Stated task |
Please retype the data in full and exactly; the pictures are not part of the copy.

Data lines |
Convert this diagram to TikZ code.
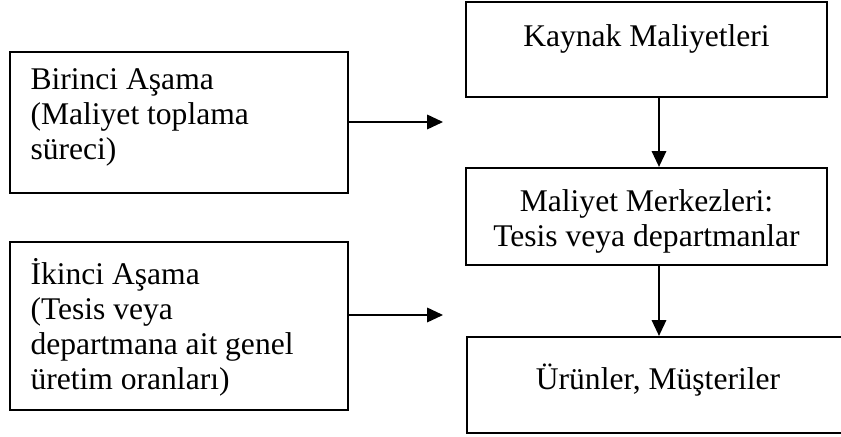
\documentclass[tikz,border=0pt]{standalone}
\usepackage{fontspec}
\setmainfont{Liberation Serif}
\usetikzlibrary{arrows.meta}

\begin{document}
\begin{tikzpicture}[
    x=0.38pt, y=-0.38pt,
    box/.style={draw, line width=0.8pt, inner sep=0pt},
    txt/.style={font=\fontsize{12}{13.3}\selectfont, inner sep=0pt},
    arrow/.style={-{Triangle[length=6pt,width=5.5pt]}, line width=0.6pt}
  ]
  \useasboundingbox (0,0) rectangle (841,437);
  \clip (0,0) rectangle (841,437);

  \node[box, minimum width=128.4pt, minimum height=53.6pt] (birinci) at (179,122.5) {};
  \node[box, minimum width=128.4pt, minimum height=63.8pt] (ikinci)  at (179,326)   {};
  \node[box, minimum width=137.2pt, minimum height=36.1pt] (kaynak)  at (646.5,49.5) {};
  \node[box, minimum width=137.2pt, minimum height=36.9pt] (merkez)  at (646.5,216.5) {};
  \node[box, minimum width=145.2pt, minimum height=36.5pt] (urun)    at (658,385)   {};

  \node[txt, anchor=north west, align=left] (birinci-t) at (30,68.5)
    {Birinci Aşama\\(Maliyet toplama\\süreci)};
  \node[txt, anchor=north west, align=left] (ikinci-t) at (30,258)
    {İkinci Aşama\\(Tesis veya\\departmana ait genel\\üretim oranları)};
  \node[txt, anchor=base] (kaynak-t) at (646.5,47) {Kaynak Maliyetleri};
  \node[txt, anchor=north, align=center] (merkez-t) at (646.5,189)
    {Maliyet Merkezleri:\\Tesis veya departmanlar};
  \node[txt, anchor=base] (urun-t) at (658,389) {Ürünler, Müşteriler};

  \coordinate (birinci-uc) at (443,122);
  \coordinate (ikinci-uc)  at (443,315);
  \coordinate (dikey)      at (659,0);

  \draw[arrow] (birinci.east |- birinci-uc) -- (birinci-uc);
  \draw[arrow] (ikinci.east |- ikinci-uc)   -- (ikinci-uc);
  \draw[arrow] (kaynak.south -| dikey) -- (merkez.north -| dikey);
  \draw[arrow] (merkez.south -| dikey) -- (urun.north -| dikey);
\end{tikzpicture}
\end{document}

Exercise output |
Convert this diagram to TikZ code.
\documentclass[tikz,border=0pt]{standalone}
\usepackage{fontspec}
\setmainfont{Liberation Serif}
\usetikzlibrary{arrows.meta}

\begin{document}
\begin{tikzpicture}[
    x=0.38pt, y=-0.38pt,
    box/.style={draw, line width=0.8pt, inner sep=0pt},
    txt/.style={font=\fontsize{12}{13.3}\selectfont, inner sep=0pt},
    arrow/.style={-{Triangle[length=6pt,width=5.5pt]}, line width=0.6pt}
  ]
  \useasboundingbox (0,0) rectangle (841,437);
  \clip (0,0) rectangle (841,437);

  \node[box, minimum width=128.4pt, minimum height=53.6pt] (birinci) at (179,122.5) {};
  \node[box, minimum width=128.4pt, minimum height=63.8pt] (ikinci)  at (179,326)   {};
  \node[box, minimum width=137.2pt, minimum height=36.1pt] (kaynak)  at (646.5,49.5) {};
  \node[box, minimum width=137.2pt, minimum height=36.9pt] (merkez)  at (646.5,216.5) {};
  \node[box, minimum width=145.2pt, minimum height=36.5pt] (urun)    at (658,385)   {};

  \node[txt, anchor=north west, align=left] (birinci-t) at (30,68.5)
    {Birinci Aşama\\(Maliyet toplama\\süreci)};
  \node[txt, anchor=north west, align=left] (ikinci-t) at (30,258)
    {İkinci Aşama\\(Tesis veya\\departmana ait genel\\üretim oranları)};
  \node[txt, anchor=base] (kaynak-t) at (646.5,47) {Kaynak Maliyetleri};
  \node[txt, anchor=north, align=center] (merkez-t) at (646.5,189)
    {Maliyet Merkezleri:\\Tesis veya departmanlar};
  \node[txt, anchor=base] (urun-t) at (658,389) {Ürünler, Müşteriler};

  \coordinate (birinci-uc) at (443,122);
  \coordinate (ikinci-uc)  at (443,315);
  \coordinate (dikey)      at (659,0);

  \draw[arrow] (birinci.east |- birinci-uc) -- (birinci-uc);
  \draw[arrow] (ikinci.east |- ikinci-uc)   -- (ikinci-uc);
  \draw[arrow] (kaynak.south -| dikey) -- (merkez.north -| dikey);
  \draw[arrow] (merkez.south -| dikey) -- (urun.north -| dikey);
\end{tikzpicture}
\end{document}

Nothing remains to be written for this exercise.